▶ Set exercise
Set down the material below word for word, excluding the pictures.

▶ Raw data
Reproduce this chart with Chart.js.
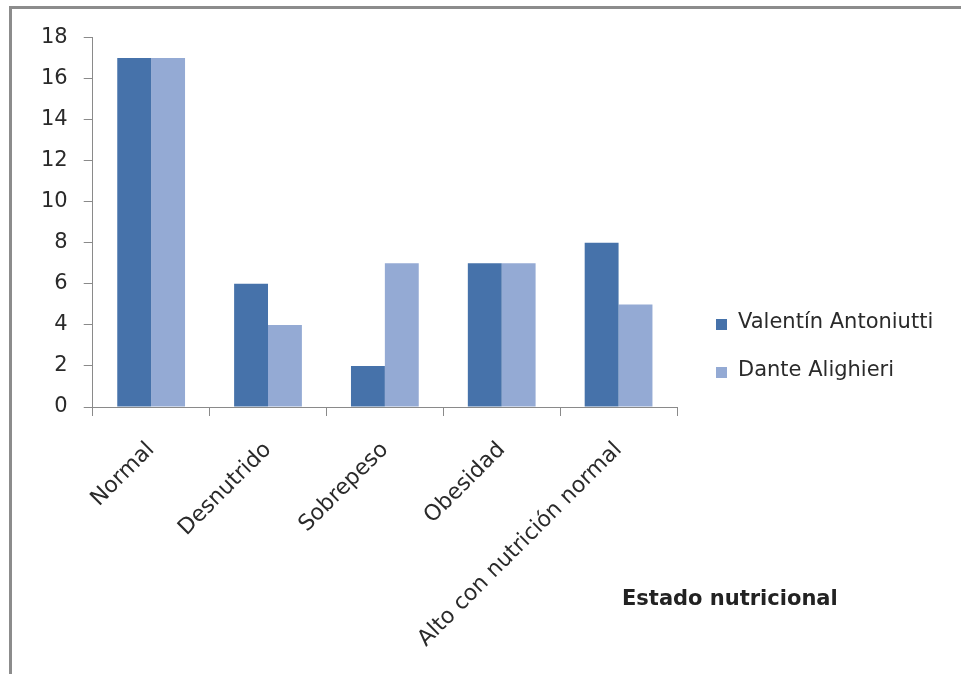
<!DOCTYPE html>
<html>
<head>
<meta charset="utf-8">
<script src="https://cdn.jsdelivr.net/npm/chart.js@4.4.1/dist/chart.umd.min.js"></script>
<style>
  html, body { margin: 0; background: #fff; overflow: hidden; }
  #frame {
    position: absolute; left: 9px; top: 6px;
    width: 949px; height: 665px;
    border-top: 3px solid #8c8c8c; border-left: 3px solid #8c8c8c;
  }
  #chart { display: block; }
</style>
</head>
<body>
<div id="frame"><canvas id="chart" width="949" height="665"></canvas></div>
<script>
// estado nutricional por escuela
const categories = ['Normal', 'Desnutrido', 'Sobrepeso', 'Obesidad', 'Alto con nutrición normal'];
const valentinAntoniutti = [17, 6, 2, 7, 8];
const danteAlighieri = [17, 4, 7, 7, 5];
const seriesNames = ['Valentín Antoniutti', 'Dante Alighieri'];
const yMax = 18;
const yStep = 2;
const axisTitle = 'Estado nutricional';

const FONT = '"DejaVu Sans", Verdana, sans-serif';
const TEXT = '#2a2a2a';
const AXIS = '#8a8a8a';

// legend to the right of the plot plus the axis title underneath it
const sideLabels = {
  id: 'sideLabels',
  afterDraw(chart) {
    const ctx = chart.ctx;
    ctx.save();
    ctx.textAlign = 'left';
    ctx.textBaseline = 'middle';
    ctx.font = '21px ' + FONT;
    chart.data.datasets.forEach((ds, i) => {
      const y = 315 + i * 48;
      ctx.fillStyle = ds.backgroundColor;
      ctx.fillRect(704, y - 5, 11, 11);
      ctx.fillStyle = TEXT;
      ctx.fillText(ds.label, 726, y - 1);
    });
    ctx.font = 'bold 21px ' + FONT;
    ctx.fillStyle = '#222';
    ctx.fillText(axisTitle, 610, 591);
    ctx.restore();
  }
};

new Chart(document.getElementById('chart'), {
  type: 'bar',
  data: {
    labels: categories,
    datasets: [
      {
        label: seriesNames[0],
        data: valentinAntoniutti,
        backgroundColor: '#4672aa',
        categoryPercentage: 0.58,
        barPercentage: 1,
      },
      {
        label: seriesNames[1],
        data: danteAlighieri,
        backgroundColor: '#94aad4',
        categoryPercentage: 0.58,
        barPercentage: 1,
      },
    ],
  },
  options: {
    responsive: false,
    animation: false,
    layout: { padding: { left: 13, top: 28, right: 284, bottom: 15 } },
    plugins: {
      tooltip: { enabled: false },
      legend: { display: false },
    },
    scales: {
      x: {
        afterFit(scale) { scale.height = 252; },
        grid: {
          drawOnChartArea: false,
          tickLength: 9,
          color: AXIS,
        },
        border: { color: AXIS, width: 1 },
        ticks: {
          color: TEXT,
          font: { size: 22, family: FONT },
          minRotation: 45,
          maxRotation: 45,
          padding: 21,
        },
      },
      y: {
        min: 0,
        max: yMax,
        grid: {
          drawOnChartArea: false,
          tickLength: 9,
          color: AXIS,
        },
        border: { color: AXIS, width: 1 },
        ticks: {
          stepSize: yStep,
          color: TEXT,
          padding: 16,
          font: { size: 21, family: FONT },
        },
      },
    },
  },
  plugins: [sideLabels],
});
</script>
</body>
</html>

▶ Result for this task
Reproduce this chart with Chart.js.
<!DOCTYPE html>
<html>
<head>
<meta charset="utf-8">
<script src="https://cdn.jsdelivr.net/npm/chart.js@4.4.1/dist/chart.umd.min.js"></script>
<style>
  html, body { margin: 0; background: #fff; overflow: hidden; }
  #frame {
    position: absolute; left: 9px; top: 6px;
    width: 949px; height: 665px;
    border-top: 3px solid #8c8c8c; border-left: 3px solid #8c8c8c;
  }
  #chart { display: block; }
</style>
</head>
<body>
<div id="frame"><canvas id="chart" width="949" height="665"></canvas></div>
<script>
// estado nutricional por escuela
const categories = ['Normal', 'Desnutrido', 'Sobrepeso', 'Obesidad', 'Alto con nutrición normal'];
const valentinAntoniutti = [17, 6, 2, 7, 8];
const danteAlighieri = [17, 4, 7, 7, 5];
const seriesNames = ['Valentín Antoniutti', 'Dante Alighieri'];
const yMax = 18;
const yStep = 2;
const axisTitle = 'Estado nutricional';

const FONT = '"DejaVu Sans", Verdana, sans-serif';
const TEXT = '#2a2a2a';
const AXIS = '#8a8a8a';

// legend to the right of the plot plus the axis title underneath it
const sideLabels = {
  id: 'sideLabels',
  afterDraw(chart) {
    const ctx = chart.ctx;
    ctx.save();
    ctx.textAlign = 'left';
    ctx.textBaseline = 'middle';
    ctx.font = '21px ' + FONT;
    chart.data.datasets.forEach((ds, i) => {
      const y = 315 + i * 48;
      ctx.fillStyle = ds.backgroundColor;
      ctx.fillRect(704, y - 5, 11, 11);
      ctx.fillStyle = TEXT;
      ctx.fillText(ds.label, 726, y - 1);
    });
    ctx.font = 'bold 21px ' + FONT;
    ctx.fillStyle = '#222';
    ctx.fillText(axisTitle, 610, 591);
    ctx.restore();
  }
};

new Chart(document.getElementById('chart'), {
  type: 'bar',
  data: {
    labels: categories,
    datasets: [
      {
        label: seriesNames[0],
        data: valentinAntoniutti,
        backgroundColor: '#4672aa',
        categoryPercentage: 0.58,
        barPercentage: 1,
      },
      {
        label: seriesNames[1],
        data: danteAlighieri,
        backgroundColor: '#94aad4',
        categoryPercentage: 0.58,
        barPercentage: 1,
      },
    ],
  },
  options: {
    responsive: false,
    animation: false,
    layout: { padding: { left: 13, top: 28, right: 284, bottom: 15 } },
    plugins: {
      tooltip: { enabled: false },
      legend: { display: false },
    },
    scales: {
      x: {
        afterFit(scale) { scale.height = 252; },
        grid: {
          drawOnChartArea: false,
          tickLength: 9,
          color: AXIS,
        },
        border: { color: AXIS, width: 1 },
        ticks: {
          color: TEXT,
          font: { size: 22, family: FONT },
          minRotation: 45,
          maxRotation: 45,
          padding: 21,
        },
      },
      y: {
        min: 0,
        max: yMax,
        grid: {
          drawOnChartArea: false,
          tickLength: 9,
          color: AXIS,
        },
        border: { color: AXIS, width: 1 },
        ticks: {
          stepSize: yStep,
          color: TEXT,
          padding: 16,
          font: { size: 21, family: FONT },
        },
      },
    },
  },
  plugins: [sideLabels],
});
</script>
</body>
</html>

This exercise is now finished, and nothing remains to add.